→ Written request
Output the entries below exactly as written, omitting pictures.

→ Task input

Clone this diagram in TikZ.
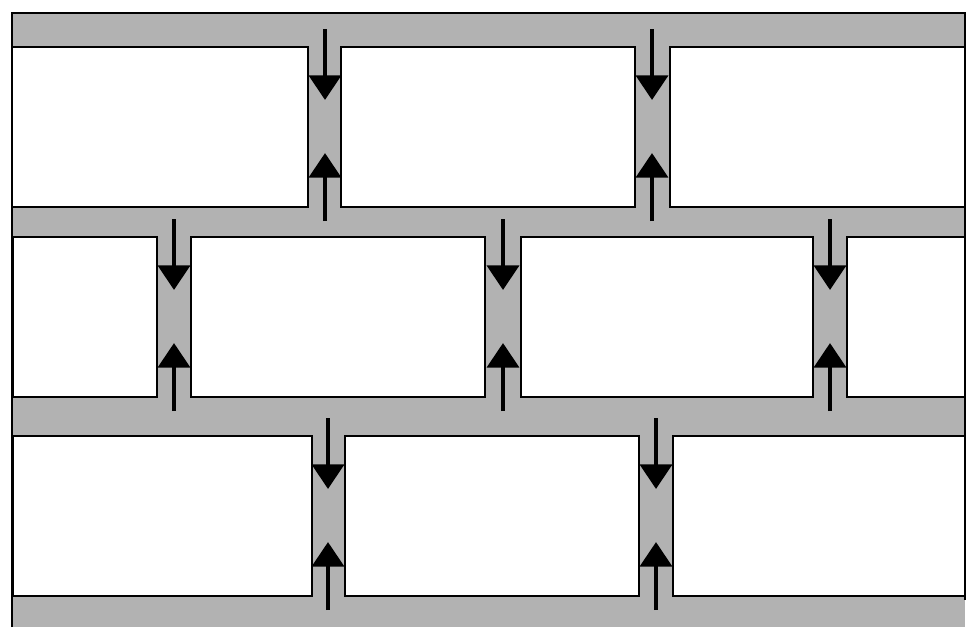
\documentclass[tikz,border=0pt]{standalone}
\usepackage{xcolor}
\usepackage{tikz}
\usetikzlibrary{arrows.meta}
\definecolor{mortargray}{RGB}{178,178,178}
\tikzset{
  brick/.style={rectangle, draw, fill=white, line width=0.9pt, inner sep=0pt, outer sep=0pt, anchor=north west, minimum height=3.2cm},
  mortar/.style={fill=mortargray, draw=none},
  edge/.style={line width=0.9pt},
  push/.style={-{Triangle[length=14pt, width=18pt]}, line width=2.8pt},
}

\begin{document}
\begin{tikzpicture}[x=0.02cm, y=-0.02cm]
  \useasboundingbox (0,0) rectangle (967,627);

  % Mortar bed
  \fill[mortar] (12,13) rectangle (965,627);
  \draw[edge] (12,627) -- (12,13) -- (965,13) -- (965,600);

  % Row 1
  \foreach \l/\r [count=\i] in {12/308, 341/635, 670/965}
    \node[brick, minimum width={(\r-\l)*0.02cm}] (ra\i) at (\l,47) {};

  % Row 2
  \foreach \l/\r [count=\i] in {13/157, 191/485, 521/813, 847/965}
    \node[brick, minimum width={(\r-\l)*0.02cm}] (rb\i) at (\l,237) {};

  % Row 3
  \foreach \l/\r [count=\i] in {13/312, 345/639, 673/965}
    \node[brick, minimum width={(\r-\l)*0.02cm}] (rc\i) at (\l,436) {};

  % Compression arrows in the head joints
  \foreach \x/\y [count=\j] in {325/47, 652/47, 174/237, 503/237, 830/237, 328/436, 656/436} {
    \coordinate (jt\j) at (\x,\y-18);
    \coordinate (jd\j) at (\x,\y+53);
    \coordinate (jb\j) at (\x,\y+174);
    \coordinate (ju\j) at (\x,\y+106);
    \draw[push] (jt\j) -- (jd\j);
    \draw[push] (jb\j) -- (ju\j);
  }

\end{tikzpicture}
\end{document}
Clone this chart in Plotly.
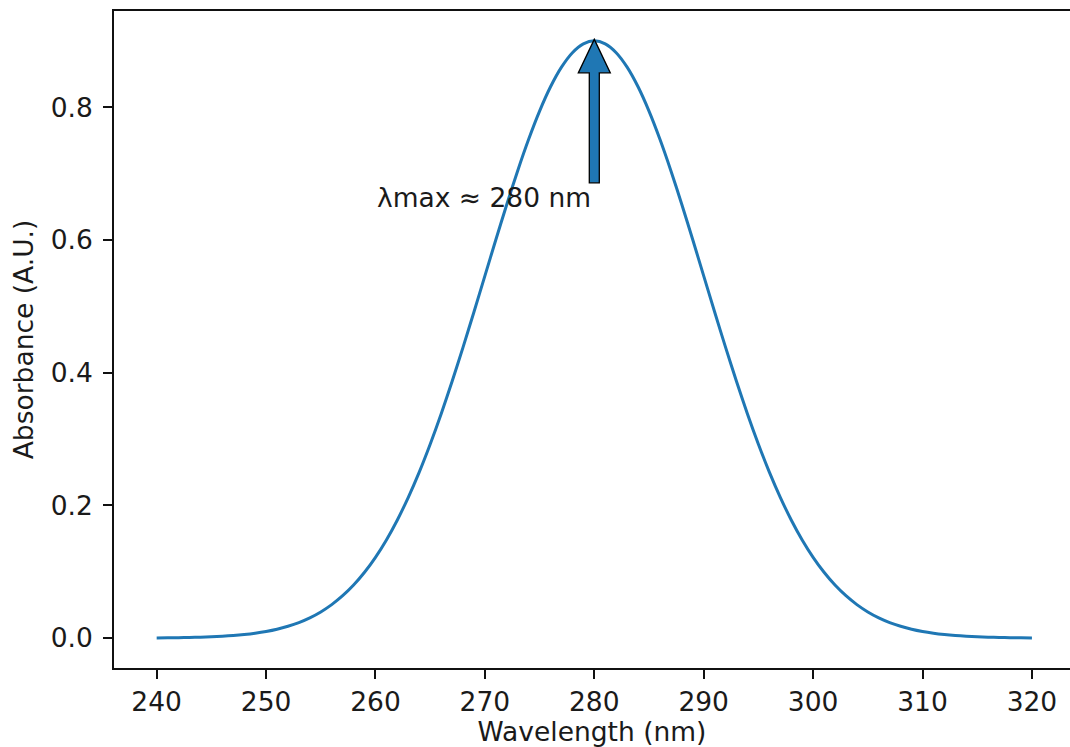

→ Complete response
Clone this diagram in TikZ.
\documentclass[tikz,border=0pt]{standalone}
\usepackage{xcolor}
\usepackage{tikz}
\usetikzlibrary{arrows.meta}
\definecolor{mortargray}{RGB}{178,178,178}
\tikzset{
  brick/.style={rectangle, draw, fill=white, line width=0.9pt, inner sep=0pt, outer sep=0pt, anchor=north west, minimum height=3.2cm},
  mortar/.style={fill=mortargray, draw=none},
  edge/.style={line width=0.9pt},
  push/.style={-{Triangle[length=14pt, width=18pt]}, line width=2.8pt},
}

\begin{document}
\begin{tikzpicture}[x=0.02cm, y=-0.02cm]
  \useasboundingbox (0,0) rectangle (967,627);

  % Mortar bed
  \fill[mortar] (12,13) rectangle (965,627);
  \draw[edge] (12,627) -- (12,13) -- (965,13) -- (965,600);

  % Row 1
  \foreach \l/\r [count=\i] in {12/308, 341/635, 670/965}
    \node[brick, minimum width={(\r-\l)*0.02cm}] (ra\i) at (\l,47) {};

  % Row 2
  \foreach \l/\r [count=\i] in {13/157, 191/485, 521/813, 847/965}
    \node[brick, minimum width={(\r-\l)*0.02cm}] (rb\i) at (\l,237) {};

  % Row 3
  \foreach \l/\r [count=\i] in {13/312, 345/639, 673/965}
    \node[brick, minimum width={(\r-\l)*0.02cm}] (rc\i) at (\l,436) {};

  % Compression arrows in the head joints
  \foreach \x/\y [count=\j] in {325/47, 652/47, 174/237, 503/237, 830/237, 328/436, 656/436} {
    \coordinate (jt\j) at (\x,\y-18);
    \coordinate (jd\j) at (\x,\y+53);
    \coordinate (jb\j) at (\x,\y+174);
    \coordinate (ju\j) at (\x,\y+106);
    \draw[push] (jt\j) -- (jd\j);
    \draw[push] (jb\j) -- (ju\j);
  }

\end{tikzpicture}
\end{document}
Clone this chart in Plotly.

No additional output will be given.